Tuesday, 4 January 2011

Alfred Schlee: music publisher as hero?

We usually think of music publishers as functionaries at best. They are facilitators rather than creators, and they occupy the one role in the creation of new music that is seemingly motivated by finance rather than art. All that is grossly unfair, of course, and role of music publishers in distributing and disseminating new music is all too easily overlooked.
Even so, the wartime activities of Alfred Schlee are truly extraordinary and deserve to be better known. Schlee found himself at the head of Universal Edition, Austria's leading new music publisher at the Anshluss in 1938. Difficult times for all concerned, but UE found themselves in deeper trouble than most, as the Nazis were in the process of banning a large section of the UE roster. Taking Milhaud and Krenek out of circulation was one thing, but banning performances of Mahler was really going to have an impact on the company's bottom line. Worse still, the Nazis wanted UE in German hands, so Goering personally oversaw its takeover by Schott and later Peters.

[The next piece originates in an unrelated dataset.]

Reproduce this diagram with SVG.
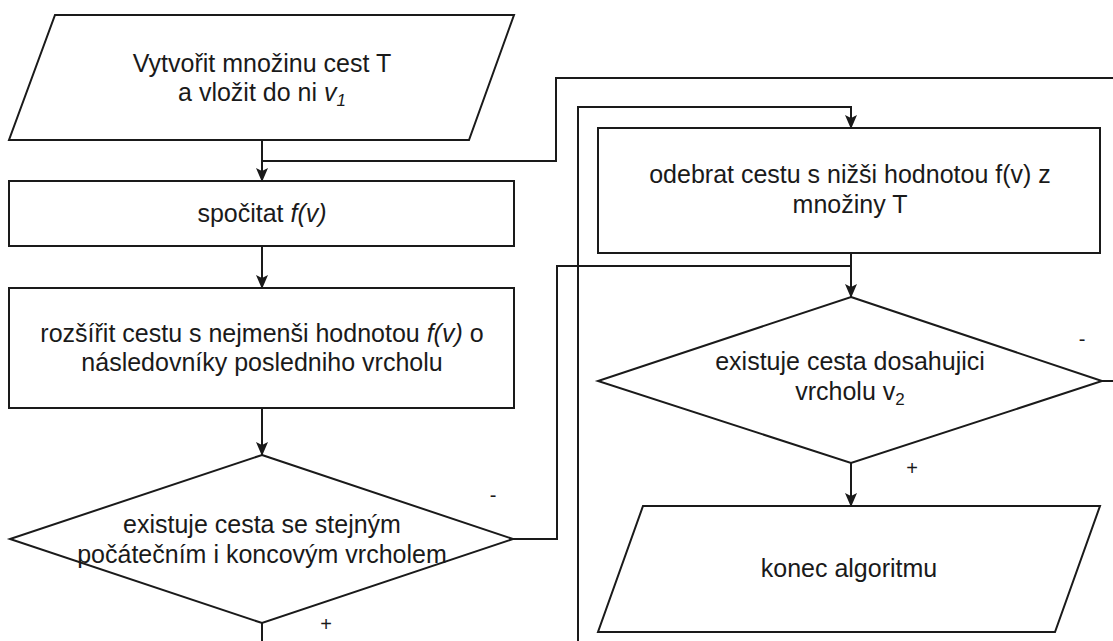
<svg xmlns="http://www.w3.org/2000/svg" width="1113" height="641" viewBox="0 0 1113 641">
  <style>
    .shape { fill: #ffffff; stroke: #1a1a1a; stroke-width: 2; }
    .edge { fill: none; stroke: #1a1a1a; stroke-width: 2; }
    .label { font-family: "Liberation Sans", Arial, sans-serif; font-size: 25px; fill: #1a1a1a; text-anchor: middle; }
    .mark { font-family: "Liberation Sans", Arial, sans-serif; font-size: 20px; fill: #1a1a1a; text-anchor: middle; }
    .it { font-style: italic; }
  </style>
  <defs>
    <marker id="arrow" viewBox="0 0 14 12" refX="13" refY="6" markerWidth="14" markerHeight="12" markerUnits="userSpaceOnUse" orient="auto">
      <path d="M0,0 L14,6 L0,12 L3,6 Z" fill="#1a1a1a"/>
    </marker>
  </defs>
  <rect width="1113" height="641" fill="#ffffff"/>

  <!-- connectors -->
  <g id="connectors">
    <path class="edge" d="M262,140 L262,181" marker-end="url(#arrow)"/>
    <path class="edge" d="M262,161 L556,161 L556,78 L1113,78"/>
    <path class="edge" d="M262,246 L262,288" marker-end="url(#arrow)"/>
    <path class="edge" d="M262,408 L262,455" marker-end="url(#arrow)"/>
    <path class="edge" d="M262,623 L262,641"/>
    <path class="edge" d="M513,539 L557,539 L557,266 L851,266"/>
    <path class="edge" d="M578,641 L578,107 L851,107 L851,128" marker-end="url(#arrow)"/>
    <path class="edge" d="M851,253 L851,297" marker-end="url(#arrow)"/>
    <path class="edge" d="M1102,381 L1113,381"/>
    <path class="edge" d="M851,463 L851,506" marker-end="url(#arrow)"/>
  </g>

  <!-- left column -->
  <g id="create-set">
    <polygon class="shape" points="55,15 514,15 469,140 9,140"/>
    <text class="label" x="262" y="72">Vytvořit množinu cest T</text>
    <text class="label" x="262" y="101">a vložit do ni <tspan class="it">v</tspan><tspan class="it" font-size="17" dy="5">1</tspan></text>
  </g>

  <g id="compute">
    <rect class="shape" x="9" y="181" width="505" height="65"/>
    <text class="label" x="262" y="222">spočitat <tspan class="it">f(v)</tspan></text>
  </g>

  <g id="extend">
    <rect class="shape" x="9" y="288" width="505" height="120"/>
    <text class="label" x="262" y="342">rozšířit cestu s nejmenši hodnotou <tspan class="it">f(v)</tspan> o</text>
    <text class="label" x="262" y="371">následovníky posledniho vrcholu</text>
  </g>

  <g id="same-ends">
    <polygon class="shape" points="262,455 513,539 262,623 10,539"/>
    <text class="label" x="262" y="533">existuje cesta se stejným</text>
    <text class="label" x="262" y="563">počátečním i koncovým vrcholem</text>
  </g>

  <!-- right column -->
  <g id="remove">
    <rect class="shape" x="598" y="128" width="502" height="125"/>
    <text class="label" x="850" y="183">odebrat cestu s nižši hodnotou f(v) z</text>
    <text class="label" x="850" y="213">množiny T</text>
  </g>

  <g id="reach-target">
    <polygon class="shape" points="851,297 1102,381 851,463 598,381"/>
    <text class="label" x="850" y="370">existuje cesta dosahujici</text>
    <text class="label" x="850" y="400">vrcholu v<tspan font-size="17" dy="5">2</tspan></text>
  </g>

  <g id="end">
    <polygon class="shape" points="643,506 1100,506 1055,632 598,632"/>
    <text class="label" x="849" y="577">konec algoritmu</text>
  </g>

  <!-- branch marks -->
  <g id="marks">
    <text class="mark" x="493" y="502">-</text>
    <text class="mark" x="326" y="631">+</text>
    <text class="mark" x="1082" y="346">-</text>
    <text class="mark" x="912" y="475">+</text>
  </g>
</svg>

So what did Schlee do while all this was going on? Well, he didn't panic. He was a personal friend of the mayor of Vienna, who, while a member of the Nazi party, was also an Austrian nationalist. The mayor made sure that the Gestapo was kept at arm's length while Schlee did what he had to do. He began salting away all the company's entarten scores – which included large chunks of the output of Schoenberg and Weill – pretty much anywhere he could think of. Apparently the organs of village churches around Austria were filled with the manuscripts, as was Schlee's own house.
Then there was Webern. The ascetic composer did himself no favours in terms of the financial viability of his lifestyle, but Schlee ensured him an income throughout the war by employing him as an arranger and reader.
After the war, UE was re-established as an Austrian company, and then began the second heroic phase of Schlee's career. From the late 40s onwards, the company, under Schlee's directorship became a heaven for Soviet bloc composers who were having a hard time at home. So names like Ligeti, Kurtag, Schnittke and Denisov appeared on the international scene thanks largely to his single-handed support.
Alfred Schlee's name is known today mainly through the many works that were written in 1991 to mark his 90th birthday. The composers included Messiaen, Schnittke, Kurtag and Birtwistle – quite a line-up.
He was by all accounts a very private man. Pierre Boulez, another high-profile signing to UE, said "If you want to know something about him, you have to ask someone else." That privacy might explain why there is no photograph of him to be found on the internet. There is a good, if frustratingly brief, obituary here though:
There aren't many publishers in the history of music who would warrant the biography treatment, but Alfred Schlee is surely the exception.